Since its Off-Broadway inception in 1998, Hedwig and the Angry Inch, has, like The Rocky Horror Show, confronted the tyrannies of gender, and its binary imperatives, with defiance and a kind of raucous joy. When other Hedwig productions were cancelled in 2020 by purist agitators – for failing to meet stringent casting requirements – this latest outing boldly demonstrates that 2025 needs Hedwig’s mutinous courage more than ever.

In the ancient shell of The Queens Theatre, co-directors Shane Anthony and Dino Dimitriadis have created rough theatre with style and flair. Jeremy Allen’s set, (bathed in lighting wizard, Geoff Cobham’s artfully grungy sprays and strobes) consists of a compact, circular steel performance stage, with a staircase at the back leading to a large mysterious door. .

A silvery, ruffled, tubular fabric creation hangs above the action like a giant lampshade – ready to be lowered over the band for quieter Hedwig reveries, or scrunched up into itself for the big show tune occasions.

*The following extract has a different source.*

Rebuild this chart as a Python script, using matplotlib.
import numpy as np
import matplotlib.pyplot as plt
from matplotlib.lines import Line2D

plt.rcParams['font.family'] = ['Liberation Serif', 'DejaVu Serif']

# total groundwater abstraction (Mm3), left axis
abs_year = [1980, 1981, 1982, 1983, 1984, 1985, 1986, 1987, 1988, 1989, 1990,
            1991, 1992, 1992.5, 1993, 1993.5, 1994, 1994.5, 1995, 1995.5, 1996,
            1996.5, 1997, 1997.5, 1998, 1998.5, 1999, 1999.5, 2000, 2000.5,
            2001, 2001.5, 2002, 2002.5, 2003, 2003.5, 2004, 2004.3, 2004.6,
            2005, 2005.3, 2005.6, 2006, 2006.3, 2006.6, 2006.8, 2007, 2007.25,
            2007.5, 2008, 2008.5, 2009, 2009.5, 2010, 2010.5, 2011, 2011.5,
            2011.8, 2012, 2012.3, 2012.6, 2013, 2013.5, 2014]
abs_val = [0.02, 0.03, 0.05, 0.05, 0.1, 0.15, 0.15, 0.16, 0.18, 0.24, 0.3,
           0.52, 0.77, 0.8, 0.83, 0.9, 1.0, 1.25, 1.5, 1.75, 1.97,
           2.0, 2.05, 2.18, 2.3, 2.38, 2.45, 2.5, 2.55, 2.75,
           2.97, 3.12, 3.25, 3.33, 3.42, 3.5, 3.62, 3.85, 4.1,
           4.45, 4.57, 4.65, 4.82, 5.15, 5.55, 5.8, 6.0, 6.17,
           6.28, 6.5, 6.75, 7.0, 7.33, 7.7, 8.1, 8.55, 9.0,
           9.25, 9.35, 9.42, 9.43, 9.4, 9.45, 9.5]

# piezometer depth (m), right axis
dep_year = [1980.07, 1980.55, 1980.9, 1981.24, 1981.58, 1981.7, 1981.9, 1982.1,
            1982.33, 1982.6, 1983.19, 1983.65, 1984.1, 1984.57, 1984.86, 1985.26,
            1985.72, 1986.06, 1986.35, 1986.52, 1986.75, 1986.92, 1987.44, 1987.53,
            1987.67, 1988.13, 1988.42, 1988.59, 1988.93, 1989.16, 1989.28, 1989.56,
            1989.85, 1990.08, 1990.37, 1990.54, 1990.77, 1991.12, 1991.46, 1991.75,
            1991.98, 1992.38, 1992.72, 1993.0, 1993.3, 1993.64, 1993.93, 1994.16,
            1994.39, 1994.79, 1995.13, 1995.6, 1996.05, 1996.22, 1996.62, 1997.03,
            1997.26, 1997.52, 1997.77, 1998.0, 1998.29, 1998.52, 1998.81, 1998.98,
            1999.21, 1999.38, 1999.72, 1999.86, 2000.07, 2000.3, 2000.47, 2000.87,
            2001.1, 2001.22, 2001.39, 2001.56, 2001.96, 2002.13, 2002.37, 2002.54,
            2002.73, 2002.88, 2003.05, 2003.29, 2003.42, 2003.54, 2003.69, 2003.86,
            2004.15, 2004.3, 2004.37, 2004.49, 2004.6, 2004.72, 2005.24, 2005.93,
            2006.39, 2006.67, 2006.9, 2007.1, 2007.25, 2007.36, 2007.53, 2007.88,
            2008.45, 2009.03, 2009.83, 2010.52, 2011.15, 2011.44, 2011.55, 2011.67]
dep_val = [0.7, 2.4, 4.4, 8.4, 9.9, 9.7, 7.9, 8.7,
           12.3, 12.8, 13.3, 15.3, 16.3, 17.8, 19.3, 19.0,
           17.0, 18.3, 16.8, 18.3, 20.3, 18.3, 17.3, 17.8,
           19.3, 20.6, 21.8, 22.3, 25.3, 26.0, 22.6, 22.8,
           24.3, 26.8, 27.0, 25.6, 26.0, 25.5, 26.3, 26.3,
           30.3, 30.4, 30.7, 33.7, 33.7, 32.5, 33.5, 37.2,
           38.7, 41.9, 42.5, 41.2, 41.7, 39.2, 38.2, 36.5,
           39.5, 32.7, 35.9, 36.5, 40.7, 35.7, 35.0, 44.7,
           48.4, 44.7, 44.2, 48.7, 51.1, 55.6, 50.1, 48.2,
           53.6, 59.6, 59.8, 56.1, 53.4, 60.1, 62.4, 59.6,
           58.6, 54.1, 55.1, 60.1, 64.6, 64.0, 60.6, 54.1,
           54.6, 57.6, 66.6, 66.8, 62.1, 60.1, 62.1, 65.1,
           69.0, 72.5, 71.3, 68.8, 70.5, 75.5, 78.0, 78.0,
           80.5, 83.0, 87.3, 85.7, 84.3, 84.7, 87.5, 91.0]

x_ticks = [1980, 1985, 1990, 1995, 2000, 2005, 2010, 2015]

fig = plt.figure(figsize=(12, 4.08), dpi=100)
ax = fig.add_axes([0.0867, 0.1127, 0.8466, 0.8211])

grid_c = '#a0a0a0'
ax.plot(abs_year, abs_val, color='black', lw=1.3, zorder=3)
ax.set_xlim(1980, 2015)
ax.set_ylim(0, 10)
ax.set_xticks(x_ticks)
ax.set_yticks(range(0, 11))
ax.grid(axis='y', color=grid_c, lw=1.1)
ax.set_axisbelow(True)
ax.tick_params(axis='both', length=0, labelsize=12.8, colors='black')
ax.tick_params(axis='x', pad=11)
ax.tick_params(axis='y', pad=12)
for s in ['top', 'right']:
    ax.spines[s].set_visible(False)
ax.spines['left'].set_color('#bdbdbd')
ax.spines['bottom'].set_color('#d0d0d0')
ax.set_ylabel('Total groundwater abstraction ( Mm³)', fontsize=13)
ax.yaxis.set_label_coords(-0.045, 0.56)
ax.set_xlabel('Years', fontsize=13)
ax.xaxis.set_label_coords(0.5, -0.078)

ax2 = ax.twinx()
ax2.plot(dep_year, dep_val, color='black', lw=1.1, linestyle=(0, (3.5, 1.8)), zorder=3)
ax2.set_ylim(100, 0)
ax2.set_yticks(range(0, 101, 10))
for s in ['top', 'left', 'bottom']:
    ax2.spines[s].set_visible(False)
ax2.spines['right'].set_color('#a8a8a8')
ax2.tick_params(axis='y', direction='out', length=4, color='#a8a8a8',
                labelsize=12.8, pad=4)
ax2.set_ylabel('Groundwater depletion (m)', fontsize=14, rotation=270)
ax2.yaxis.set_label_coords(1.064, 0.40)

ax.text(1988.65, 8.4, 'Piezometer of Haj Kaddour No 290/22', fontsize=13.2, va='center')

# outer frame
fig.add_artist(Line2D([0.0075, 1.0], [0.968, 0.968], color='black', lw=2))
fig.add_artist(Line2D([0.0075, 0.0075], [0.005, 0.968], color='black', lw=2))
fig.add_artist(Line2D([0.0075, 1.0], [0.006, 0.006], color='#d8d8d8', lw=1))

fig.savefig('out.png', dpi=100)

The excellent band is already installed, dressed in Nicol & Ford’s extravagantly distressed and patched denim, and building the expectation with slashing guitar and keyboard rock.

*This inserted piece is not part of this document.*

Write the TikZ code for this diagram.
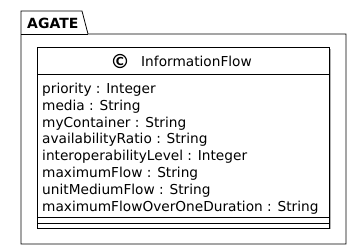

It is Hedwig time. Sporting a blonde Heidi wig rolled into two big bunches and a long pigtail, also in denim, fishnet, and platinum cowboy boots, is the star and engine of the show, Seann Miley Moore comes out roaring-

“Tear Me Down”.

The transgressive challenges the actual Berlin Wall and the metaphor of bourgeois disapproval. Moore’s Hedwig means business. “There isn’t much difference between a bridge and a wall/ Without me right in the middle babe/you would be nothing at all”

The songs are great. Rolling Stone magazine wrote at the time- here was a rock musical with actual rock music. Nothing lights the touchpaper like “Angry Inch” narrating the ghastly events of a gender transition operation going horribly wrong. Hence the song’s title – the tiny grim, fleshly reminder of so much lost and so little gained. Crowd favourite, Moore is not alone in bringing this weird, ambitious, crazy-brave and heroic story of resistance into the light.

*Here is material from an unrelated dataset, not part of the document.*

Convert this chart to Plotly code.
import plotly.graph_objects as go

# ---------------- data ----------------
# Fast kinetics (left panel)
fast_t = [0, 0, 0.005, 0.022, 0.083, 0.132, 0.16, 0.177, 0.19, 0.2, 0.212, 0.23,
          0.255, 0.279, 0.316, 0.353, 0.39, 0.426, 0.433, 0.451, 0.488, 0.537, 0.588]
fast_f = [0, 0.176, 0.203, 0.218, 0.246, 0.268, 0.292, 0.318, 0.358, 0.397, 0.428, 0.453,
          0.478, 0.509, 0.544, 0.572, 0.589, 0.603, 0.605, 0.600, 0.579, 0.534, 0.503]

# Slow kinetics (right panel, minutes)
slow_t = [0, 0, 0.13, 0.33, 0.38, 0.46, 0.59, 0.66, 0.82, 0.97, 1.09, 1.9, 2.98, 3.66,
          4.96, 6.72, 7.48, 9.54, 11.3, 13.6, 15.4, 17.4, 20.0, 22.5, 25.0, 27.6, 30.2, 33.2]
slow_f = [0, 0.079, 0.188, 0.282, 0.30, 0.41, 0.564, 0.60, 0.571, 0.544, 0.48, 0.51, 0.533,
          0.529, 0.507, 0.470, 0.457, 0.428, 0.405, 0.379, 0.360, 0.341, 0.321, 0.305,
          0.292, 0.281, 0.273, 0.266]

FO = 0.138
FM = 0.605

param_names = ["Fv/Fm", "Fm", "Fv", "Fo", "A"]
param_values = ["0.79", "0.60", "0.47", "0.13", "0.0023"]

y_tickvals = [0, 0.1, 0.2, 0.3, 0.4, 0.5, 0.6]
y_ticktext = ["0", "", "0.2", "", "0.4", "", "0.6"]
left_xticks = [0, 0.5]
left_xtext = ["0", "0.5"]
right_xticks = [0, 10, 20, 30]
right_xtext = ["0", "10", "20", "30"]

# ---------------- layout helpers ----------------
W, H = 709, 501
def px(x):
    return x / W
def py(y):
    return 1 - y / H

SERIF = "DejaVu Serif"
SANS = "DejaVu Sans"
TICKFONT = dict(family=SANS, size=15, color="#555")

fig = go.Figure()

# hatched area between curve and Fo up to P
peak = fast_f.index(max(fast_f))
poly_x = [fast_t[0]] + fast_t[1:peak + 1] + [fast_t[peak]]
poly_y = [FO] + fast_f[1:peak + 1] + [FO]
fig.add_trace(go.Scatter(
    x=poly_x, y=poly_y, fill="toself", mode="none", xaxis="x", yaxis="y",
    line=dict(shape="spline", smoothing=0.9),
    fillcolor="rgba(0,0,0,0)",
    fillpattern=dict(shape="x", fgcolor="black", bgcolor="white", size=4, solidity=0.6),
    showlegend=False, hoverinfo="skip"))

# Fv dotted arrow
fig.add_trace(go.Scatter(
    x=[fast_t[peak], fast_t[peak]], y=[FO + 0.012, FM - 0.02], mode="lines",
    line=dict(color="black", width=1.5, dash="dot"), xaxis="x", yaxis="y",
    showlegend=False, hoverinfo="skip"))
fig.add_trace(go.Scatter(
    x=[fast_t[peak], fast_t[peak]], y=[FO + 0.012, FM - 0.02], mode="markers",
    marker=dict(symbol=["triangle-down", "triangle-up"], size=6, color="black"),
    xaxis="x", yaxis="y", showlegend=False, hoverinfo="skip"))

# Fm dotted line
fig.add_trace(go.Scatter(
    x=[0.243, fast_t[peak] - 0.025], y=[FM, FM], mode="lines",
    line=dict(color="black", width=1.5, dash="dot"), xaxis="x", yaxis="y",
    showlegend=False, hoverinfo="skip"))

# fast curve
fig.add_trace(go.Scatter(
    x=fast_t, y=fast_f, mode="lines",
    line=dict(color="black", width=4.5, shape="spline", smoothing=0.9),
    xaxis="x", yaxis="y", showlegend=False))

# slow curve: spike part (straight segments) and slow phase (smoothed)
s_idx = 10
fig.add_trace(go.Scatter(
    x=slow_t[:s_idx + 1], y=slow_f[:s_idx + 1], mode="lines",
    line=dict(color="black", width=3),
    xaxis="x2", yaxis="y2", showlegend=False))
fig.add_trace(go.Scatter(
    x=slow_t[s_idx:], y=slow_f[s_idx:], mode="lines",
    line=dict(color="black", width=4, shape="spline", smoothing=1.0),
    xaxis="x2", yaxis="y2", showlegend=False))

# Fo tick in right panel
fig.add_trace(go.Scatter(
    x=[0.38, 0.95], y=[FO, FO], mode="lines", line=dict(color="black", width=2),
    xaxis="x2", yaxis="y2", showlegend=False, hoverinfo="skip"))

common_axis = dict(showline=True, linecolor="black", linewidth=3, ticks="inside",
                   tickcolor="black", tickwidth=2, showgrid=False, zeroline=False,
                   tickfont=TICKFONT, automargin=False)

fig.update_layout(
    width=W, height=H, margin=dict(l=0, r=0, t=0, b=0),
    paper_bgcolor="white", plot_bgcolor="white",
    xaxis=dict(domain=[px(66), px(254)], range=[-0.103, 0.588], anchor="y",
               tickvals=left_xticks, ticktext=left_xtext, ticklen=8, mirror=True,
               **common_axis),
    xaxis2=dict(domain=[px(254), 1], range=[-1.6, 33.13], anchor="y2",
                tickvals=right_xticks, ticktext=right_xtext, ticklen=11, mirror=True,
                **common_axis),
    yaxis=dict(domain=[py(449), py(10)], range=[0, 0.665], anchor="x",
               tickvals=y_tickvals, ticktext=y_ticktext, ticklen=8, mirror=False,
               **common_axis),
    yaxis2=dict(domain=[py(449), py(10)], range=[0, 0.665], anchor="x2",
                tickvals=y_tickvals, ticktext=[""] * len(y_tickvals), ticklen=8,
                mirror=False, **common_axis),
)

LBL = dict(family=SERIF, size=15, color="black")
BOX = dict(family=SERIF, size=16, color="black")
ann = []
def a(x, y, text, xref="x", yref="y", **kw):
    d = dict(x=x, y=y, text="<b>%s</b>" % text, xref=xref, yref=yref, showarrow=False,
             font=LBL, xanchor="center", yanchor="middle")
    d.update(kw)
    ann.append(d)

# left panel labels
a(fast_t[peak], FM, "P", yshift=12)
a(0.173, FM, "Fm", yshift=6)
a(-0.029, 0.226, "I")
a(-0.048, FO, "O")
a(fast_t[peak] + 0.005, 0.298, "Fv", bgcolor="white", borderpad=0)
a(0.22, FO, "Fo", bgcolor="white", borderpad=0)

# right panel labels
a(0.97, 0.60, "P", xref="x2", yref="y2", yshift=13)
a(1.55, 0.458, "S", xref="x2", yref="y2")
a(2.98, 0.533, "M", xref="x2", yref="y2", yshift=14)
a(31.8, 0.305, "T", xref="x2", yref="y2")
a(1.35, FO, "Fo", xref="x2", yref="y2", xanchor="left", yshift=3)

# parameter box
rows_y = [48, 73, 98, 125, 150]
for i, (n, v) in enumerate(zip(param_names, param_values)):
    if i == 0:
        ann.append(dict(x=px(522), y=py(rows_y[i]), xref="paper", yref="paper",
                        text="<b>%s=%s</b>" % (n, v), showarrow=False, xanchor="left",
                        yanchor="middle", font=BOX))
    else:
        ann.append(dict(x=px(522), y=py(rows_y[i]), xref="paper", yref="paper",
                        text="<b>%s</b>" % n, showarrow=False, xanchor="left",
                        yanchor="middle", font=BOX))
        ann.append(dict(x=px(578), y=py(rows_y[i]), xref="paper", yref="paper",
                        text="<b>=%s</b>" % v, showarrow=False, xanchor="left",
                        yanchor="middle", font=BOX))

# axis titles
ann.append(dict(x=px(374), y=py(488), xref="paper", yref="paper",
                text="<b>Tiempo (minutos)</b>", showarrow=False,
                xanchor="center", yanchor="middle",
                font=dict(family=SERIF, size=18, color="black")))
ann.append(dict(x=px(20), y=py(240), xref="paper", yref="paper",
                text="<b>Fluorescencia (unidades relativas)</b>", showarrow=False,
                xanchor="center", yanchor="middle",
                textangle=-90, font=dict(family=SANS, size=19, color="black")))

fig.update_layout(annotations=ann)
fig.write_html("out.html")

As Hedwig’s devoted, but despised, paramour Yitzhak, Adam Noviello is a thin, desperate, introverted foil to the petulant extravagance of Moore, with a vocal range and presence that lifts the music literally to another level.

Crucial also to the success of this production is the band . Versatile guitarist Glenn Moorhouse, bassist Felicity Freeman, Jarrad Payne on drums – all under the exacting direction of Victoria Falconer on keyboards, and momentarily, a quivering theremin.

Hedwig’s narrative aaarrk, from bad to worse to even worser, is contrasted with the success and glory gathered by their protégé Tommy Gnosis – plagiarist and traitor to their universe of two. While Hedwig and The Inch are playing two-bit dives, the mysterious door is momentarily opened in a blizzard of stage haze to reveal Tommy playing Hedwig’s compositions to stadium crowds.

Seann Miley Moore has a large task capturing the many elements of this ambitious, thematically complex stage work. The East Berlin satire is perhaps too esoteric for present audiences and Moore’s German accent is not brisk enough for the political wit.

But armed with Stephen Trask’s brilliantly varied songs – from the melancholy of “Wig in A Box”, the country lilt of “Sugar Daddy”, and the alienated numbness of “Wicked Little Town”, Moore, Noviello and the lock-step band, have the audience entranced, energised and agog for every angry and exalted inch of Hedwig’s tour of the lower depths.

See it before it leaves town. It is a 27 year queer classic.

Presented by GWB Entertainment. Andrew Henry Presents & Adelaide Festival, Hedwig and the Angry Inch is playing at The Queen’s Theatre until March 15.